The framing questions, of which there are several, are associated with choosing a baseline. "The Burger Court" began in 1969 and ended in 1986. So, one baseline is the state of the law when Burger arrived. One might ask, Compared to the state of the law then, was the state of the law "worse" according to some metric by 1986? For example, the Graetz-Greenhouse argument is, I think, clearly strongest with the topic with which they open the book, rights of criminal defendants. So, were criminal defendants worse off in 1986 than they were in 1969? Did they "have" rights in 1969 that they didn't have in 1986? (Substantively, I think it's hard to make that case persuasively; on the other hand, as a matter of procedure, criminal defendants clearly had less access to habeas corpus in 1986.)

Or, one might ask, Did the Burger Court alter the trajectory of the Warren Court's decisions in a (somewhat) counterrevolutionary way? Answering that requires one to make a counterfactual projection of the Warren Court. Should one posit something like a straight-line development? So, for example, on this view "the Warren Court extended into the future" would have continued to increase the rights of criminal defendants. One problem with doing this is that it assumes that the "Warren Court extended into the future" wouldn't have been affected by the changes -- social and economic -- in the wider society that Graetz and Greenhouse (correctly) say affected the Burger Court. Or, one might ask whether the Burger Court rejected the results in novel cases that "legal logic" based on Warren Court precedents would have required. I needn't say much about that. (John Hart Ely made the strongest possible case for that proposition, in connection with a single case, New York v.
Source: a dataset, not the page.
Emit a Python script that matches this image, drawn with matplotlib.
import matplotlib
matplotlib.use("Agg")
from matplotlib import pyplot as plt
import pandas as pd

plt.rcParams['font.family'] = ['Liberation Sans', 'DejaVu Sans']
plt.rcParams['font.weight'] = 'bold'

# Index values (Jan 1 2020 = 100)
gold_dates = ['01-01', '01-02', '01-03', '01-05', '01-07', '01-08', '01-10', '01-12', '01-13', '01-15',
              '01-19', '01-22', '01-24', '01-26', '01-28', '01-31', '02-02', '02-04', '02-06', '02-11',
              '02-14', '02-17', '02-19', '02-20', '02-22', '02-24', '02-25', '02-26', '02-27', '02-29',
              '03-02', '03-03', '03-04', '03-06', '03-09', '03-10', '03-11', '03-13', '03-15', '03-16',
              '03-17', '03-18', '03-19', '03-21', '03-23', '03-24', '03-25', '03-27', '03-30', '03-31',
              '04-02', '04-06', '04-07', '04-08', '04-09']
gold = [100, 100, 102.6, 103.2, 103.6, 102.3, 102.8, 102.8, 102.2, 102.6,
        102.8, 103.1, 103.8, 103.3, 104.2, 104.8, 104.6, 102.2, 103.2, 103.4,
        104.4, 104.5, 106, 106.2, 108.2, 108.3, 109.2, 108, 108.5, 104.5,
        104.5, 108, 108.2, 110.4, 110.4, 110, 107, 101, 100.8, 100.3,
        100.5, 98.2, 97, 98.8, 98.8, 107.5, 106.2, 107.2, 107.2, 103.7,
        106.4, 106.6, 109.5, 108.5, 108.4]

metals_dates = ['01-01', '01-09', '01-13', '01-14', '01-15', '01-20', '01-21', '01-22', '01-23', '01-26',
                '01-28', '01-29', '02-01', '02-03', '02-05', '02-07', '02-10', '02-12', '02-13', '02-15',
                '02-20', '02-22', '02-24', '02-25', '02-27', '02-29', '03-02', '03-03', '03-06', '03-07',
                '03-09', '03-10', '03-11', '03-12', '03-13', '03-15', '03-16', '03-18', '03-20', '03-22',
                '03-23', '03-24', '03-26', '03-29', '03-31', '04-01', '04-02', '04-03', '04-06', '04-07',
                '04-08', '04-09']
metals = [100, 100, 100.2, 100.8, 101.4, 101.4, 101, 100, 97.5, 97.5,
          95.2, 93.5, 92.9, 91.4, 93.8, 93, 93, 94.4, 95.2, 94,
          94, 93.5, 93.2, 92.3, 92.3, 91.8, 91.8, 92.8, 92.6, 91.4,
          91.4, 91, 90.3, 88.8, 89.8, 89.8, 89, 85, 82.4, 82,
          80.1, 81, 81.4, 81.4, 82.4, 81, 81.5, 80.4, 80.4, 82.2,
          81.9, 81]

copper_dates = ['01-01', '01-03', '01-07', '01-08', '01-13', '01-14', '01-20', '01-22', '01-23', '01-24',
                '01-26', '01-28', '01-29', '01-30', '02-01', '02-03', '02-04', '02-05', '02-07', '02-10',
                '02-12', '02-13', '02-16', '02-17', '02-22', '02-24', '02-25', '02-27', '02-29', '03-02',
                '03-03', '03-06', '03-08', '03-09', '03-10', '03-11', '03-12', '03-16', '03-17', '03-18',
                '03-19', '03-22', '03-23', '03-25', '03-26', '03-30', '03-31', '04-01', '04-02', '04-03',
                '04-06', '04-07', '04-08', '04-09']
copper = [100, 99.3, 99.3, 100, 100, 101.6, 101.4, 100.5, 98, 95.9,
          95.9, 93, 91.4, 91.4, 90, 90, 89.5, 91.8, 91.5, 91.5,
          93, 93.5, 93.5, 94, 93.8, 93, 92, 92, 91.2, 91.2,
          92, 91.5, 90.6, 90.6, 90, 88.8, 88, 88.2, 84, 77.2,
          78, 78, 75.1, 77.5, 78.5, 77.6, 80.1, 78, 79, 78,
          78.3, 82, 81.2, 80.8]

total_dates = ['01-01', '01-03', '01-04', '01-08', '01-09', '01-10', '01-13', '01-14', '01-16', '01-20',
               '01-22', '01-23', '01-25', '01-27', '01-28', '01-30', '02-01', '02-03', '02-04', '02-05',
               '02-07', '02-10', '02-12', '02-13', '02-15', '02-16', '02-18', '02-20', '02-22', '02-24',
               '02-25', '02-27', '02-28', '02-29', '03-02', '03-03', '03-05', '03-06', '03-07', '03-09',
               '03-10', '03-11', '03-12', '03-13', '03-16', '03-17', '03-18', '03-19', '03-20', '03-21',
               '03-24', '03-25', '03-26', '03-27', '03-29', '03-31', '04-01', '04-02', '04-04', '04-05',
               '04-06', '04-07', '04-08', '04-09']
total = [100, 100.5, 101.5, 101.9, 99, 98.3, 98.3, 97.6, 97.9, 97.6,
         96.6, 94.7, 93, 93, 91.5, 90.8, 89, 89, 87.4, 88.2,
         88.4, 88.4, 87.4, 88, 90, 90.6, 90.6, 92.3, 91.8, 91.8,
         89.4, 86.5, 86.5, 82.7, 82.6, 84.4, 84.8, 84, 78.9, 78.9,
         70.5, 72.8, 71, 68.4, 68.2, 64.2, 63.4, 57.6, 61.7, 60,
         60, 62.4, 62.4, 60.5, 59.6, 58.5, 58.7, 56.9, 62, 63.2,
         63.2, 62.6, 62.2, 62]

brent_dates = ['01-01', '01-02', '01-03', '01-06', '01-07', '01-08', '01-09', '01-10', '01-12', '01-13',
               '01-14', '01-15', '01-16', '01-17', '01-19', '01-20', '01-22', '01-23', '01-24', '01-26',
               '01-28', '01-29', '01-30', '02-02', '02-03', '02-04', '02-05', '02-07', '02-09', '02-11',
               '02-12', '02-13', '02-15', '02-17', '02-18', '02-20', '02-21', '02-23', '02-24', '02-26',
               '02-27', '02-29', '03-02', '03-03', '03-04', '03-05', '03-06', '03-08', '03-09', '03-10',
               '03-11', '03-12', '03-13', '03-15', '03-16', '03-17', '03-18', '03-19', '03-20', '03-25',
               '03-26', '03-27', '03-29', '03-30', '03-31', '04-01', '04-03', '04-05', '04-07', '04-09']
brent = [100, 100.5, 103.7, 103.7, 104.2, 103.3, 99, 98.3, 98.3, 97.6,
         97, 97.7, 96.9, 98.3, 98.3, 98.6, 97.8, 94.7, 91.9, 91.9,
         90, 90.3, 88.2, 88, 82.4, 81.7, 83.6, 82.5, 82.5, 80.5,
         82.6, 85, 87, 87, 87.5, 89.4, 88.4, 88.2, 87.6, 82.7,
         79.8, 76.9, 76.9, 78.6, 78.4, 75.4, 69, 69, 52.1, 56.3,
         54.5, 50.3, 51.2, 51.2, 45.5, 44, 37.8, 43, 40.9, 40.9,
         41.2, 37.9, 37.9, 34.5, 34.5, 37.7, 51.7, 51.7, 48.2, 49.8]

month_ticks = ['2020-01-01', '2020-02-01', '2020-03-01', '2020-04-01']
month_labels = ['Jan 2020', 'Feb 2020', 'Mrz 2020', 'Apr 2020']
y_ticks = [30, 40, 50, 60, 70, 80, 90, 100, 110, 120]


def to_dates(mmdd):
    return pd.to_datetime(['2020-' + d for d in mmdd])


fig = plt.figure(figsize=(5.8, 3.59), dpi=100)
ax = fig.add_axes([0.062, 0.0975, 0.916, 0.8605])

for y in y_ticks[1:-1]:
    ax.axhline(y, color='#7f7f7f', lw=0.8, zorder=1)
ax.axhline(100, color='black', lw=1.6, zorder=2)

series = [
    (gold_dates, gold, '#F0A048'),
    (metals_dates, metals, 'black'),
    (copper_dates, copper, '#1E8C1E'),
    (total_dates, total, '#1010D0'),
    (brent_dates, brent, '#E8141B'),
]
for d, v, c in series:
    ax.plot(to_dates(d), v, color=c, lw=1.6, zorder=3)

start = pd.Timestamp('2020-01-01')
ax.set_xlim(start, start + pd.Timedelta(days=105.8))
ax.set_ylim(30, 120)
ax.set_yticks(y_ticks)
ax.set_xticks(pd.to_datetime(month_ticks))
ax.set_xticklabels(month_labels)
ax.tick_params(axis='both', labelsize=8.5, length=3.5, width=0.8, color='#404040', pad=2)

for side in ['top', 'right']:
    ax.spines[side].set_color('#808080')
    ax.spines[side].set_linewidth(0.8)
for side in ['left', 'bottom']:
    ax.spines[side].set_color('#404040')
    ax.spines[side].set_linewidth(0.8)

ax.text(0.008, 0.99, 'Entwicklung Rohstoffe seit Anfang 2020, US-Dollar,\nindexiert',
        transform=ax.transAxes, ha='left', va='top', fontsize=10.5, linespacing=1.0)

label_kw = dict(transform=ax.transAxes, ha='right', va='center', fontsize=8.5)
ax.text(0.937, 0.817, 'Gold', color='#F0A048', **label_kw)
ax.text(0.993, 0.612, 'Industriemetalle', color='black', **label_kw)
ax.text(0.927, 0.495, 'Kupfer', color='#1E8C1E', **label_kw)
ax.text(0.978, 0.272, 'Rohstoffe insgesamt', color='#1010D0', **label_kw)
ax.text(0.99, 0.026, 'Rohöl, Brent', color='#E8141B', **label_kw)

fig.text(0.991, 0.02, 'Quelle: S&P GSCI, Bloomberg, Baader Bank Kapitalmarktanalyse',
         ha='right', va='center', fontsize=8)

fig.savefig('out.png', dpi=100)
Harris, where, on Ely's analysis, the Burger Court was able to reach what appeared to be a legally defensible result by misrepresenting the factual record.)

With respect to women's rights, there's a special problem. Either a straight-line projection or the "legal logic" position would lead one to conclude that the Burger Court was "counterrevolutionary," though clearly not in the sense that word has in the literature. For all practical purposes, the Burger Court created the law of women's rights. Graetz and Greenhouse characterize that law as enacting "Phyllis Schlafly's ERA," by which they mean that the Burger Court didn't enact the agenda of the women's rights movement in the 1970s and 1980s. So, in this connection, the baseline isn't the law as of 1969, but the law as the women's rights movement would have liked it to be (then or at some later date).

The book's subtitle, "The Rise of the Judicial Right," suggests a different perspective. Here one asks whether the Burger Court's decisions provided the foundation -- made reasons available that weren't available in 1969 -- for later developments by the Rehnquist and Roberts Courts. So, for example, the "commercial speech" doctrine rests on the rejection of well-settled law as of 1969. The story about campaign finance law, which is another one Graetz and Greenhouse tell, is a bit more complicated, because one has to decide whether -- as defenders of the current state of the law assert -- the Burger Court's decisions rested on deep principles of free speech to which the Warren Court was also committed. (My own answer is, Yes as to treating truly independent expenditures, of which there are now not many, as covered by the First Amendment, and No as to the rejection of something like equalization as a justification for regulating both candidate and even independent expenditures.)

Each of these baselines, and undoubtedly more, are intellectually defensible. To the extent that there's a problem with the book as a whole, it is that the authors shift from one to another baseline without indicating clearly enough that that's what they are doing.